Beat the cream cheese, mustard, and pepper until smooth. Stir in the ham and scallions until well blended, thinning with a little buttermilk if necessary. Stir in the peas until evenly distributed. Set aside in fridge.

Use any fried green tomato recipe you like. Trick, for this recipe, is to slice them thinly. Or try this recipe if you like. Quantities are approximate, because I just eyeball the breading ingredients:

*Fried Green Tomatoes*

2 green tomatoes, thinly sliced 
1 cup garbanzo flour
Salt & pepper to taste
2 eggs
Hot sauce
1 cup fine breadcrumbs
Oil for frying

Set up a three-bowl breading station. In the first bowl put the garbanzo flour, salt, and pepper, whisked together. In the second bowl, beat the eggs with the hot sauce. In the third bowl put the breadcrumbs.

Dust each slice of tomato with the garbanzo flour, shaking off any excess. Coat with the egg mixture, then with the breadcrumbs. Set each piece on a cake rack over a sheet pan. Hold in the fridge until ready to fry.

Heat about a quarter inch of oil in a frying pan. When very hot, fry the tomatoes until crisp and brown on each side, turning once. Return to cake rack to drain. 

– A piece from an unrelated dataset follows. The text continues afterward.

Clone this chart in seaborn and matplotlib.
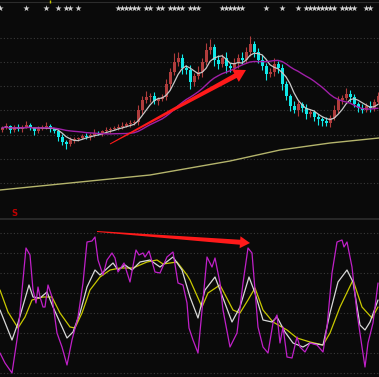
import numpy as np
import pandas as pd
import seaborn as sns
import matplotlib.pyplot as plt
from matplotlib.patches import Polygon

# daily closes (price units), one value per candle
closes = [17.2, 17.4, 17.0, 17.3, 17.1, 17.3, 17.5, 17.2, 16.9, 17.1,
          17.3, 17.4, 17.1, 16.9, 16.3, 15.8, 15.6, 16.0, 16.1, 16.2,
          16.4, 16.3, 16.5, 16.7, 16.6, 16.9, 17.0, 17.1, 17.2, 17.3,
          17.4, 17.6, 17.7, 17.8, 19.0, 20.0, 20.3, 20.4, 19.9, 20.1,
          20.3, 21.6, 22.8, 23.8, 24.2, 23.2, 23.0, 21.8, 22.4, 22.8,
          23.8, 25.0, 25.3, 24.0, 23.6, 24.2, 23.4, 23.2, 23.7, 24.2,
          24.0, 24.8, 25.6, 24.8, 24.0, 23.4, 22.6, 22.8, 23.6, 23.2,
          21.6, 20.4, 19.4, 19.0, 19.6, 19.2, 18.6, 18.8, 18.3, 18.1,
          17.9, 17.7, 18.2, 19.0, 20.0, 20.2, 20.6, 20.3, 19.6, 19.2,
          19.0, 19.4, 19.2, 19.8, 20.4]
opens = [17.0] + closes[:-1]
up_wick = [0.2, 0.3, 0.1, 0.2, 0.3, 0.2, 0.4, 0.2, 0.1, 0.3,
           0.2, 0.4, 0.2, 0.1, 0.2, 0.3, 0.2, 0.3, 0.2, 0.1,
           0.2, 0.3, 0.2, 0.4, 0.2, 0.1, 0.3, 0.2, 0.2, 0.3,
           0.4, 0.2, 0.3, 0.2, 0.5, 0.4, 0.6, 0.3, 0.4, 0.2,
           0.3, 0.5, 0.4, 0.9, 0.6, 0.4, 0.3, 0.5, 0.3, 0.6,
           0.4, 0.7, 0.8, 0.3, 0.5, 0.4, 0.6, 0.3, 0.5, 0.4,
           0.6, 0.5, 0.8, 0.3, 0.4, 0.5, 0.3, 0.4, 0.6, 0.3,
           0.4, 0.3, 0.2, 0.5, 0.3, 0.2, 0.4, 0.3, 0.2, 0.3,
           0.2, 0.4, 0.3, 0.5, 0.4, 0.3, 0.6, 0.4, 0.3, 0.2,
           0.4, 0.3, 0.5, 0.3, 0.4]
low_wick = [0.2, 0.1, 0.3, 0.2, 0.2, 0.3, 0.1, 0.2, 0.4, 0.2,
            0.1, 0.2, 0.3, 0.2, 0.4, 0.3, 0.5, 0.2, 0.3, 0.2,
            0.1, 0.2, 0.3, 0.2, 0.1, 0.2, 0.2, 0.3, 0.1, 0.2,
            0.2, 0.1, 0.3, 0.2, 0.3, 0.4, 0.3, 0.5, 0.3, 0.4,
            0.2, 0.3, 0.5, 0.3, 0.4, 0.6, 0.4, 0.7, 0.4, 0.3,
            0.5, 0.3, 0.4, 0.6, 0.5, 0.3, 0.7, 0.4, 0.3, 0.5,
            0.4, 0.3, 0.4, 0.5, 0.3, 0.4, 0.6, 0.3, 0.4, 0.5,
            0.6, 0.4, 0.5, 0.3, 0.6, 0.4, 0.5, 0.3, 0.4, 0.6,
            0.5, 0.3, 0.4, 0.2, 0.3, 0.4, 0.2, 0.5, 0.3, 0.4,
            0.3, 0.2, 0.4, 0.3, 0.2]

# long moving average
long_ma_days = [-0.5, 12, 24.5, 37, 47, 57, 69.5, 82, 94.25]
long_ma = [11.0, 11.5, 12.0, 12.5, 13.2, 13.9, 15.0, 15.7, 16.2]

# signal markers along the top
star_days = [-0.5, 6, 11, 14, 16, 17, 19, 29, 30, 31, 32, 33, 34, 36, 37, 39, 40,
             42, 43, 44, 45, 47, 48, 49, 55, 56, 57, 58, 59, 60, 66, 70, 74, 76,
             77, 78, 79, 80, 81, 82, 83, 85, 86, 87, 88, 91, 92]

# KDJ indicator
j_days = [-0.5, 0.75, 2.5, 4, 6, 7, 7.75, 8.5, 9, 9.5, 10.25, 10.75, 11.5, 12.5,
          13.75, 15, 16.25, 17.5, 19, 20.25, 21.25, 22.5, 23.25, 24, 25.25, 26.25,
          27.5, 28.25, 29, 30.5, 32, 33.5, 34.25, 35.25, 35.75, 36.75, 38.25, 39.5,
          41.25, 42.75, 44, 45.25, 46.25, 46.75, 47.75, 49, 50.25, 51.25, 52.5,
          53.25, 54.5, 55.25, 57, 58.75, 60.25, 61.5, 62.5, 63.25, 64, 65.25, 66.5,
          67.75, 68.75, 69.5, 70.25, 71.25, 72.5, 73.75, 74.5, 75.75, 77, 78.75,
          80.25, 81.25, 82.5, 83.75, 85, 85.5, 86.25, 87.5, 88.75, 90, 90.75, 91.5,
          92.75, 94]
j_vals = [0, -10, -20, 20, 105, 98, 63, 50, 66, 56, 46, 46, 68, 56,
          20, 6, -12, 13, 36, 70, 111, 112, 116, 93, 78, 93,
          100, 95, 81, 90, 71, 103, 98, 100, 96, 102, 81, 80,
          96, 101, 70, 68, 50, 25, 13, 0, 53, 96, 86,
          95, 70, 43, 6, 20, 70, 105, 100, 63, 26, 6, 0,
          30, 38, 10, 26, -4, -5, 16, 6, 1, 10, 8,
          1, 26, 80, 111, 113, 106, 111, 86, 40, 6, -14, 10,
          30, 70]
k_days = [-0.5, 2.5, 4, 6.75, 7.75, 9.5, 11.25, 12.75, 16.25, 17.75, 19.5, 21.25,
          23.25, 24.5, 27.75, 29, 30.75, 32.5, 34.5, 37, 39.5, 42.75, 45, 47, 49,
          50.75, 53.25, 54.5, 57.5, 59.5, 61.75, 63.25, 65.25, 67.5, 68.75, 70.75,
          72.75, 75.25, 77, 80.25, 82, 84, 86.25, 87.75, 89.5, 90.75, 92, 94]
k_vals = [43, 13, 30, 68, 56, 55, 61, 46, 15, 21, 40, 66,
          83, 78, 90, 83, 88, 83, 91, 93, 86, 96, 83, 56, 35,
          63, 76, 63, 31, 46, 76, 60, 33, 31, 36, 21,
          10, 6, 10, 8, 40, 71, 83, 71, 28, 23, 31, 53]
d_days = [-0.5, 1.5, 4, 5.75, 7.5, 10.25, 12.5, 14.5, 17, 18.25, 20, 22, 24.5, 27,
          29.5, 32.75, 36.25, 38.75, 40.25, 43.75, 46.25, 47, 50, 51.5, 54.5,
          57.75, 59.5, 61.5, 63.25, 65.25, 67.75, 71.25, 73.75, 77, 80.25, 82,
          84.5, 87.75, 90, 92.5, 94]
d_vals = [63, 41, 25, 36, 53, 56, 56, 40, 26, 25, 40, 63, 76, 83,
          85, 85, 91, 93, 89, 91, 78, 73, 46, 60, 68,
          43, 40, 53, 65, 43, 31, 23, 15, 11, 8, 20,
          46, 73, 46, 35, 46]

top_grid = [26.2, 23.8, 21.4, 19.0, 16.5, 14.1, 11.7]
kdj_grid = [120, 100, 80, 60, 40, 20, 0, -20]

BG = "#0a0a0a"
W, H = 379, 377

sns.set_theme(style="dark", rc={"axes.facecolor": BG, "figure.facecolor": BG})

fig = plt.figure(figsize=(W / 100, H / 100), dpi=100)
ax = fig.add_axes([0, 1 - 212 / H, 1, 212 / H])
ax2 = fig.add_axes([0, 0, 1, 159 / H])

df = pd.DataFrame({"open": opens, "close": closes, "up": up_wick, "low": low_wick})
df["day"] = np.arange(len(df))
df["hi"] = df[["open", "close"]].max(axis=1) + df["up"]
df["lo"] = df[["open", "close"]].min(axis=1) - df["low"]
df["color"] = np.where(df["close"] >= df["open"], "#b03c3c", "#10e8e8")
df["ma5"] = df["close"].rolling(5, min_periods=1).mean()
df["ma20"] = df["close"].rolling(20, min_periods=1).mean()

for a in (ax, ax2):
    a.set_xlim(-0.5, 94.25)
    a.set_xticks([])
    a.set_yticks([])
    for s in a.spines.values():
        s.set_visible(False)

ax.set_ylim(8.8, 30)
for g in top_grid:
    ax.axhline(g, color="#3a3a3a", lw=0.8, ls=(0, (1, 2)), zorder=0)
ax.axhline(29.85, color="#2c2c2c", lw=0.8, zorder=0)
ax.vlines(12, 29.7, 30, color="#c8c800", lw=1)

# candles
ax.vlines(df["day"], df["lo"], df["hi"], colors=df["color"], lw=0.8, zorder=2)
heights = (df["close"] - df["open"]).abs().clip(lower=0.08)
ax.bar(df["day"], heights, bottom=df[["open", "close"]].min(axis=1),
       width=0.75, color=df["color"], linewidth=0, zorder=3)

sns.lineplot(x=df["day"], y=df["ma5"], ax=ax, color="#c8c8c8", lw=0.9, zorder=4)
sns.lineplot(x=df["day"], y=df["ma20"], ax=ax, color="#a020a8", lw=1.0, zorder=4)
sns.lineplot(x=long_ma_days, y=long_ma, ax=ax, color="#b4b46c", lw=1.0, zorder=4)
ax.scatter(star_days, [29.2] * len(star_days), marker="*", s=22,
           color="#d0d0d0", linewidths=0, zorder=5)
ax.set_xlabel("")
ax.set_ylabel("")

# KDJ panel
ax2.set_ylim(-24, 135)
for g in kdj_grid:
    ax2.axhline(g, color="#3a3a3a", lw=0.8, ls=(0, (1, 2)), zorder=0)
ax2.axhline(134, color="#2e2e2e", lw=1.2, zorder=0)
sns.lineplot(x=d_days, y=d_vals, ax=ax2, color="#c8c800", lw=0.9, zorder=3)
sns.lineplot(x=k_days, y=k_vals, ax=ax2, color="#d8d8d8", lw=0.9, zorder=4)
sns.lineplot(x=j_days, y=j_vals, ax=ax2, color="#c020c8", lw=0.9, zorder=5)
ax2.set_xlabel("")
ax2.set_ylabel("")

fig.text(14 / W, 1 - 213 / H, "S", color="#c00000", fontsize=6,
         ha="center", va="center", fontweight="bold")


def arrow(tail, tip, w0, w1, head_len, head_w):
    t = np.array(tail, float)
    p = np.array(tip, float)
    u = (p - t) / np.linalg.norm(p - t)
    n = np.array([-u[1], u[0]])
    b = p - u * head_len
    pts = [t + n * w0 / 2, b + n * w1 / 2, b + n * head_w / 2, p,
           b - n * head_w / 2, b - n * w1 / 2, t - n * w0 / 2]
    pts = [(x / W, 1 - y / H) for x, y in pts]
    fig.add_artist(Polygon(pts, closed=True, transform=fig.transFigure,
                           facecolor="#ff1a1a", edgecolor="none", zorder=10))


arrow((110, 144), (246, 70), 1, 5, 12, 14)
arrow((97, 231.5), (250, 243), 1, 5, 10, 12)

fig.savefig("out.png", dpi=100, facecolor=BG)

For service: Put a large spoonful of Thai sweet chili sauce in the corner of a plate. If desired, use the spoon to make a decorative swirl. Arrange a few slices of tomato around the sauce, topping each slice with some of the ham salad.


----------



## saltfisher1 (Feb 15, 2008)

i could eat it...sounds good.


----------



## drawinout (May 11, 2008)

I love some fried green tomatoes!!! Not too bitter though, just before they start to change color.


----------